Steel enterprises also benefited from the recent high increase in steel prices. Specifically, steel prices surged in March and April with the highest increase up by 45%. According to the Vietnam Steel Association (VSA), the domestic steel supply is not scarce, as the price increases due to strong increase in dependence on production materials in the world. Specifically, the price of iron ore as of early March was over US$ 170 per ton, up by 55% compared to the end of 2020, and double than in the same period last year.
Steel prices are forecast to increase until the end of the third quarter due to scarcity of input materials from China and India. Analysts forecast that the price of standard iron ore could rise to US$ 200 per ton, breaking the record of US$ 194 per ton, set ten years ago. The reason is that steel mills in China are increasing production sharply, despite the government control measures to limit carbon emissions by the steel industry. China's demand has further tightened the global iron ore market, as the market has not really recovered from the supply shock that occurred two years ago. There is an opinion that iron ore prices may go higher in the short term, even surpassing US$ 200 per ton.
Increase in profits
For steel enterprises, the first three months of the year were successful, especially for downstream flat steel manufacturers, due to strong growth in sales of galvanized steel and steel pipes.
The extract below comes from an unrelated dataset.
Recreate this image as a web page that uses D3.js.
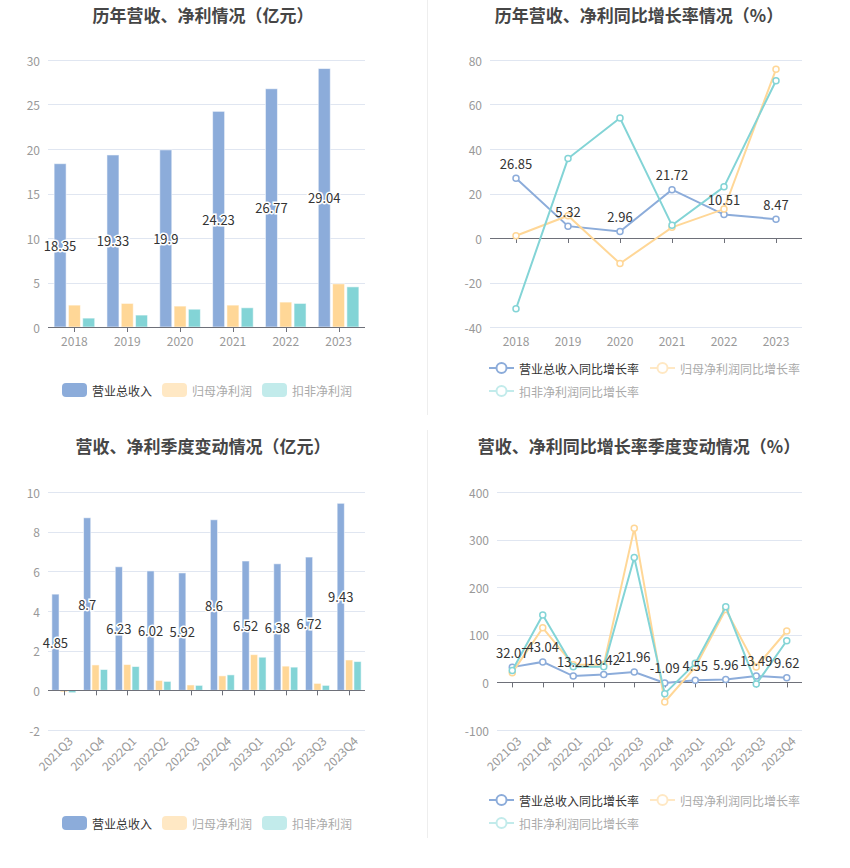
<!DOCTYPE html>
<html>
<head>
<meta charset="utf-8">
<script src="https://cdn.jsdelivr.net/npm/d3@7"></script>
<style>
  body { margin: 0; background: #fff; }
  svg { display: block; font-family: "Microsoft YaHei", "Noto Sans CJK SC", sans-serif; }
  .grid line { stroke: #e0e6f1; }
  .tick-label { fill: #999; font-size: 12px; }
  .title { fill: #464646; font-size: 17px; font-weight: bold; }
  .val { fill: #333; font-size: 13px; }
</style>
</head>
<body>
<div id="chart"></div>
<script>
// yearly data
let years = ["2018", "2019", "2020", "2021", "2022", "2023"];
let revenue = [18.35, 19.33, 19.9, 24.23, 26.77, 29.04];
let netProfit = [2.46, 2.65, 2.35, 2.46, 2.8, 4.85];
let deductProfit = [1.0, 1.34, 2.0, 2.16, 2.65, 4.51];

let revenueGrowth = [26.85, 5.32, 2.96, 21.72, 10.51, 8.47];
let netGrowth = [1.0, 10.0, -11.5, 4.8, 13.0, 75.8];
let deductGrowth = [-31.8, 35.7, 53.9, 5.7, 23.0, 70.7];

// quarterly data
let quarters = ["2021Q3", "2021Q4", "2022Q1", "2022Q2", "2022Q3", "2022Q4", "2023Q1", "2023Q2", "2023Q3", "2023Q4"];
let qRevenue = [4.85, 8.7, 6.23, 6.02, 5.92, 8.6, 6.52, 6.38, 6.72, 9.43];
let qNetProfit = [-0.08, 1.28, 1.3, 0.5, 0.27, 0.73, 1.8, 1.22, 0.35, 1.53];
let qDeductProfit = [-0.12, 1.05, 1.2, 0.45, 0.25, 0.78, 1.67, 1.17, 0.25, 1.45];

let qRevenueGrowth = [32.07, 43.04, 13.21, 16.42, 21.96, -1.09, 4.55, 5.96, 13.49, 9.62];
let qNetGrowth = [20.5, 114.6, 37, 37, 323.6, -41, 32, 153, 32.6, 108];
let qDeductGrowth = [25, 141.7, 33, 33, 262.5, -23.6, 40, 159, -3.5, 87.5];

let barNames = ["营业总收入", "归母净利润", "扣非净利润"];
let lineNames = ["营业总收入同比增长率", "归母净利润同比增长率", "扣非净利润同比增长率"];
let colors = ["#8cacda", "#ffd797", "#83d4d6"];
let paleColors = ["#8cacda", "#ffe8c4", "#c2ebeb"];

let width = 850, height = 868;

let svg = d3.select("#chart").append("svg")
    .attr("width", width)
    .attr("height", height);

// dividers
svg.append("line").attr("x1", 427.5).attr("x2", 427.5).attr("y1", 0).attr("y2", 415)
    .attr("stroke", "#eeeeee");
svg.append("line").attr("x1", 427.5).attr("x2", 427.5).attr("y1", 430).attr("y2", 838)
    .attr("stroke", "#eeeeee");

function title(text, cx, cy) {
  svg.append("text")
    .attr("class", "title")
    .attr("x", cx).attr("y", cy)
    .attr("text-anchor", "middle")
    .attr("dominant-baseline", "central")
    .text(text);
}

function yAxis(y, ticks, x0, x1) {
  let g = svg.append("g").attr("class", "grid");
  g.selectAll("line").data(ticks).enter().append("line")
    .attr("x1", x0).attr("x2", x1)
    .attr("y1", d => Math.round(y(d)) + 0.5).attr("y2", d => Math.round(y(d)) + 0.5);
  svg.append("g").selectAll("text").data(ticks).enter().append("text")
    .attr("class", "tick-label")
    .attr("x", x0 - 8).attr("y", d => y(d))
    .attr("text-anchor", "end")
    .attr("dominant-baseline", "central")
    .text(d => d);
}

function xAxis(cats, xc, x0, x1, y0, labelY, rotate) {
  svg.append("line")
    .attr("x1", x0).attr("x2", x1)
    .attr("y1", Math.round(y0) + 0.5).attr("y2", Math.round(y0) + 0.5)
    .attr("stroke", "#6e7079");
  svg.append("g").selectAll("line").data(cats).enter().append("line")
    .attr("x1", d => Math.round(xc(d)) + 0.5).attr("x2", d => Math.round(xc(d)) + 0.5)
    .attr("y1", y0).attr("y2", y0 + 5)
    .attr("stroke", "#6e7079");
  let lbl = svg.append("g").selectAll("text").data(cats).enter().append("text")
    .attr("class", "tick-label")
    .text(d => d);
  if (rotate) {
    lbl.attr("text-anchor", "end")
      .attr("transform", d => "translate(" + (xc(d) + 4) + "," + (labelY) + ") rotate(-45)")
      .attr("dy", "0.7em");
  } else {
    lbl.attr("x", d => xc(d)).attr("y", labelY)
      .attr("text-anchor", "middle")
      .attr("dominant-baseline", "central");
  }
}

function barLegend(y) {
  let xs = [62, 162, 262];
  barNames.forEach((n, i) => {
    svg.append("rect")
      .attr("x", xs[i]).attr("y", y - 7)
      .attr("width", 25).attr("height", 14)
      .attr("rx", 4)
      .attr("fill", paleColors[i]);
    svg.append("text")
      .attr("x", xs[i] + 30).attr("y", y)
      .attr("dominant-baseline", "central")
      .attr("font-size", 12)
      .attr("fill", i == 0 ? "#333" : "#aaa")
      .text(n);
  });
}

function lineLegend(y1, y2) {
  let pos = [[489, y1], [650, y1], [489, y2]];
  lineNames.forEach((n, i) => {
    let [x, y] = pos[i];
    svg.append("line")
      .attr("x1", x).attr("x2", x + 25).attr("y1", y).attr("y2", y)
      .attr("stroke", paleColors[i]).attr("stroke-width", 2);
    svg.append("circle")
      .attr("cx", x + 12.5).attr("cy", y).attr("r", 5)
      .attr("fill", "#fff").attr("stroke", paleColors[i]).attr("stroke-width", 2);
    svg.append("text")
      .attr("x", x + 30).attr("y", y)
      .attr("dominant-baseline", "central")
      .attr("font-size", 12)
      .attr("fill", i == 0 ? "#333" : "#aaa")
      .text(n);
  });
}

function barChart(cats, series, x0, x1, yTop, yBottom, domain, step, barW, gap, labelY, rotate) {
  let x = d3.scaleBand().domain(cats).range([x0, x1]);
  let y = d3.scaleLinear().domain(domain).range([yBottom, yTop]);
  let ticks = d3.range(domain[0], domain[1] + step / 2, step);
  yAxis(y, ticks, x0, x1);
  let xc = d => x(d) + x.bandwidth() / 2;
  let groupW = barW * 3 + gap * 2;

  series.forEach((vals, s) => {
    svg.append("g").selectAll("rect")
      .data(vals)
      .enter().append("rect")
      .attr("x", (d, i) => xc(cats[i]) - groupW / 2 + s * (barW + gap))
      .attr("y", d => y(Math.max(0, d)))
      .attr("width", barW)
      .attr("height", d => Math.abs(y(d) - y(0)))
      .attr("fill", colors[s])
      .attr("stroke", "rgba(255,255,255,0.55)")
      .attr("stroke-width", 1);
  });
  xAxis(cats, xc, x0, x1, y(0), labelY, rotate);

  // labels in the middle of the revenue bars
  svg.append("g").selectAll("text")
    .data(series[0])
    .enter().append("text")
    .attr("class", "val")
    .attr("x", (d, i) => xc(cats[i]) - groupW / 2 + barW / 2)
    .attr("y", d => y(d / 2))
    .attr("text-anchor", "middle")
    .attr("dominant-baseline", "central")
    .attr("stroke", "#fff").attr("stroke-width", 3)
    .attr("paint-order", "stroke")
    .text(d => d);
}

function lineChart(cats, series, x0, x1, yTop, yBottom, domain, step, labelY, rotate) {
  let x = d3.scaleBand().domain(cats).range([x0, x1]);
  let y = d3.scaleLinear().domain(domain).range([yBottom, yTop]);
  let ticks = d3.range(domain[0], domain[1] + step / 2, step);
  yAxis(y, ticks, x0, x1);
  let xc = d => x(d) + x.bandwidth() / 2;
  xAxis(cats, xc, x0, x1, y(0), labelY, rotate);

  let line = d3.line().x((d, i) => xc(cats[i])).y(d => y(d));
  series.forEach((vals, s) => {
    svg.append("path")
      .datum(vals)
      .attr("d", line)
      .attr("fill", "none")
      .attr("stroke", colors[s])
      .attr("stroke-width", 2);
    svg.append("g").selectAll("circle")
      .data(vals)
      .enter().append("circle")
      .attr("cx", (d, i) => xc(cats[i]))
      .attr("cy", d => y(d))
      .attr("r", 3)
      .attr("fill", "#fff")
      .attr("stroke", colors[s])
      .attr("stroke-width", 1.5);
  });

  svg.append("g").selectAll("text")
    .data(series[0])
    .enter().append("text")
    .attr("class", "val")
    .attr("x", (d, i) => xc(cats[i]))
    .attr("y", d => y(d) - 15)
    .attr("text-anchor", "middle")
    .attr("dominant-baseline", "central")
    .text(d => d);
}

// top left
title("历年营收、净利情况（亿元）", 203, 14);
barChart(years, [revenue, netProfit, deductProfit], 48, 365, 60, 327, [0, 30], 5, 12, 2.3, 340, false);
barLegend(390);

// top right
title("历年营收、净利同比增长率情况（%）", 639, 14);
lineChart(years, [revenueGrowth, netGrowth, deductGrowth], 490, 802, 60, 327, [-40, 80], 20, 340, false);
lineLegend(368, 391);

// bottom left
title("营收、净利季度变动情况（亿元）", 203, 445);
barChart(quarters, [qRevenue, qNetProfit, qDeductProfit], 48, 365, 492, 730, [-2, 10], 2, 7.2, 1.2, 736, true);
barLegend(823);

// bottom right
title("营收、净利同比增长率季度变动情况（%）", 639, 445);
lineChart(quarters, [qRevenueGrowth, qNetGrowth, qDeductGrowth], 497, 802, 492, 730, [-100, 400], 100, 736, true);
lineLegend(800, 823);
</script>
</body>
</html>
Consumption of galvanized steel increased by about 50%, of which export volume increased by 134%. Most of the major manufacturers are operating at full capacity in their galvanizing steel mills, including Hoa Sen Group JSC (HSG), Nam Kim Steel JSC (NKG), SMC Trading Investment JSC (SMC), Hoa Phat Group (HPG), and Tien Len Steel Joint Stock Company (TLH).
The increase in sales volume and selling price has helped steel enterprises to record a sudden increase in profits in the first quarter. For example, HPG became the leading enterprise in terms of profit on the stock market with more than VND 7,000 bn, up three times over the same period. After a long period of difficulties, HSG suddenly joined the group of trillion enterprises, with a profit of VND 1,035 bn, up five times over the same period. NKG and SMC also recorded profit growth, and even TLH increased by 30 times over the same period. Recently, TLH announced business results in April with consolidated profit after tax of VND 115.3 bn, equivalent to VND 116 bn profit in the first quarter.
On the stock market, steel stocks were also leading when many stocks reached historic peak. For example, HPG surpassed the mark of VND 63,000 per share and became the third largest market capitalization stock on the stock market, only after Vingroup (VIC) and Vietcombank (VCB). At this time last year, SMC and HSG were still trading below par, but now they have skyrocketed to around VND 40,000 per share. The most prominent is TLH from just over VND 2,000 per share to more than VND 20,000 per share. Huu Lien Asia Joint Stock Company (HLA), although not yet out of loss, still increased four times, at now VND 200 per share.
Hidden risks
Investors put high expectations on steel stocks because of excellent business results just announced by enterprises. However, this is only a short-term benefit, because if the price of raw material continues to increase, steel enterprises will be at a disadvantage when cheap inventory of raw materials is no longer available. According to a leader in a steel enterprise, the price of raw material increases a number of times, while the price of semi-finished products can only increase by about 50%. Normally, businesses buy raw material for each quarter, but now they have to buy raw material until the fourth quarter. Although the risk is high, businesses must accept buying to ensure continuous production. This shows that steel production is not really as per expectation of investors.
Steel enterprises have to bear the risk of high raw material pricing, as well as face a lot of pressure from management agencies because their production activities cause serious environmental pollution. At the end of April, HPG new steel plant in Dung Quat in Quang Ngai province was put under strict environmental control. According to Mr. Nguyen Hung Thinh, Deputy Director-General of Vietnam Environment Administration, the investigation by authorities determined that the Hoa Phat Dung Quat Steel Factory was causing environmental pollution since the beginning of 2021. It is worth mentioning that this project is being promoted by HPG using advanced, modern, and green technology, producing coke coal by dry coke stamping technology, completely recovering heat and emissions, and making full use of by-products to generate electricity. The entire production water source is also used for circulation, and not discharged into the environment.
The high price of steel also has a negative impact on the economy. According to a construction contractor, the increase in steel prices affects signed contracts, causing the estimated budget to exceed, leading to loss. Although the investor knows the difficulties the contractor is facing, it is difficult to accept the extension of construction schedule, because they are also legally bound on the progress of the handover and the selling price according to the contract with the customer. This situation, if prolonged, will have negative consequences for the economy. The State needs to consider limiting export of raw materials to ensure supply for the market. In particular, it is necessary to have a regulatory policy on the ceiling price bracket for raw materials, to avoid the current unusual and unpredictable increase in steel prices.